Pakistan agrees to set free Taliban leaders
ISLAMABAD: In an unprecedented gesture of support for Afghanistan’s struggling reconciliation process, Pakistan agreed on Tuesday to release several Taliban leaders detained in the country’s jails.
The development, which hasn’t been made public by either side, came on the second day of Afghan High Peace Council Chief Mr Salahuddin Rabbani’s three-day visit to Islamabad to re-start the peace process which has been in the limbo for over a year now.
It was unclear if the detainees, who are said to be numbering close to 10, have been set free on Tuesday or would be released at the conclusion of Mr Rabbani’s visit.
The group, according to a source, does not include Mullah Baradar — Taliban’s second in command — who was captured by Pakistani security forces in Karachi in 2010.
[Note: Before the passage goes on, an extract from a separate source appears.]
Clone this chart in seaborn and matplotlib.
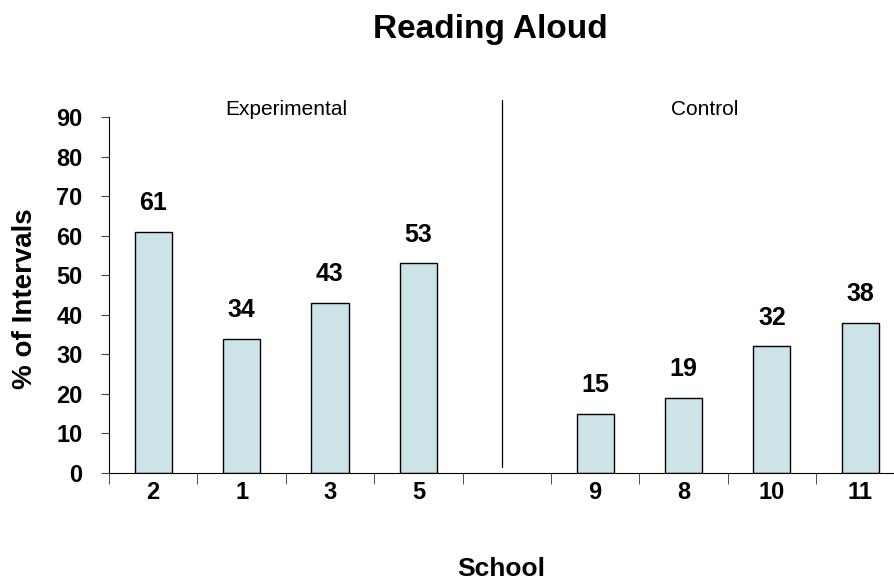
import pandas as pd
import seaborn as sb
import matplotlib.pyplot as plt
from matplotlib.ticker import FixedLocator

# datos
schools = ['2', '1', '3', '5', '9', '8', '10', '11']
values = [61, 34, 43, 53, 15, 19, 32, 38]
order = ['2', '1', '3', '5', ' ', '9', '8', '10', '11']   # hueco entre grupos
y_ticks = [0, 10, 20, 30, 40, 50, 60, 70, 80, 90]
groups = ['Experimental', 'Control']

data = pd.DataFrame({'school': schools, 'pct': values})

sb.set_style('ticks')
plt.rcParams['font.family'] = ['Liberation Sans', 'DejaVu Sans']
plt.rcParams['text.color'] = 'black'
plt.rcParams['axes.labelcolor'] = 'black'
plt.rcParams['xtick.color'] = 'black'
plt.rcParams['ytick.color'] = 'black'

fig = plt.figure(figsize=(8.94, 5.85), dpi=100)
ax = fig.add_axes([109 / 894, 1 - 473 / 585, 784 / 894, 356 / 585])

sb.barplot(data=data, x='school', y='pct', order=order, ax=ax,
           color='#cce4e8', saturation=1, width=0.42,
           edgecolor='black', linewidth=1)

# etiquetas de valores
for i, cat in enumerate(order):
    if cat in schools:
        v = values[schools.index(cat)]
        ax.text(i, v + 4.2, str(v), ha='center', va='bottom',
                fontsize=18, fontweight='bold')

ax.set_ylim(0, 90)
ax.set_xlim(-0.5, 8.37)
ax.set_yticks(y_ticks)
ax.tick_params(axis='y', length=6, pad=13, labelsize=17, color='#444444')
ax.tick_params(axis='x', which='major', length=0, pad=6, labelsize=17)
ax.xaxis.set_minor_locator(FixedLocator([k - 0.5 for k in range(9)]))
ax.tick_params(axis='x', which='minor', length=8, direction='out', color='#333333')
for lab in ax.get_xticklabels() + ax.get_yticklabels():
    lab.set_fontweight('bold')

sb.despine(ax=ax)
ax.spines['left'].set_color('black')
ax.spines['bottom'].set_color('black')

# línea divisoria y nombres de grupo
ax.plot([3.95, 3.95], [1.5, 94.3], color='black', linewidth=0.9, clip_on=False)
ax.text(1.51, 91.8, groups[0], ha='center', va='center', fontsize=15)
ax.text(6.24, 91.8, groups[1], ha='center', va='center', fontsize=15)

ax.set_xlabel('School', fontsize=19, fontweight='bold')
ax.xaxis.set_label_coords(0.5, -0.235)
ax.set_ylabel('% of Intervals', fontsize=20, fontweight='bold')
ax.yaxis.set_label_coords(-0.09, 0.49)

fig.text(490 / 894, 1 - 38 / 585, 'Reading Aloud', ha='center', va='baseline',
         fontsize=24, fontweight='bold')

fig.savefig('out.png', dpi=100)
Talks between the peace delegation led by Mr Rabbani and Pakistani officials would continue on Wednesday when the two sides are expected to come up with a joint statement on the progress made by them.
A Pakistani official, who had been briefed on the talks, told Dawn that “significant progress has already been made”.
The release of Taliban detainees in Pakistan has been a longstanding Afghan demand for catalysing the slow moving process.
A keen follower of the negotiations, who didn’t want to be named, said the release of prisoners was a positive step, which would provide the right environment for reconciliation.
Islamabad has long said that it supported peace and stability in Afghanistan, but has been holding back its cards in view of lack of clarity about the peace process with Taliban both in Kabul and Washington.
However, with the drawdown deadline approaching fast and all sorts of unfavourable scenarios for Pakistan being projected (with the assumption that instability in Afghanistan would continue), the government appears to have changed its tack and decided to more proactively support the process for the sake of its success. It is more than clear to Pakistani strategists that successful reconciliation in Afghanistan is their best bet.
Dr Maleeha Lodhi, Pakistan’s former envoy to US and UK, had last week told the Senate Standing Committee on Defence that absence of a political settlement in Afghanistan “could lead to disastrous consequences for the region, especially for Pakistan, which is already reeling from over three decades of turmoil and conflict in its western neighbour”.
President Asif Ali Zardari in his meeting with the Afghan peace delegation reiterated the government’s position that Pakistan would continue to extend every possible support to Afghanistan in its journey to peace and socio-economic development.
Mr Zardari noted that a peaceful, stable and economically developed Afghanistan was vital for Pakistan’s own stability and prosperity.
The delegation also called on Army Chief Gen Ashfaq Pervez Kayani at the military headquarters in Rawalpindi. Mr Rabbani was invariably reminded by all his interlocutors in Islamabad that trust deficit remained to be addressed and that cross-border shelling by Afghanistan was adding to problems in ties.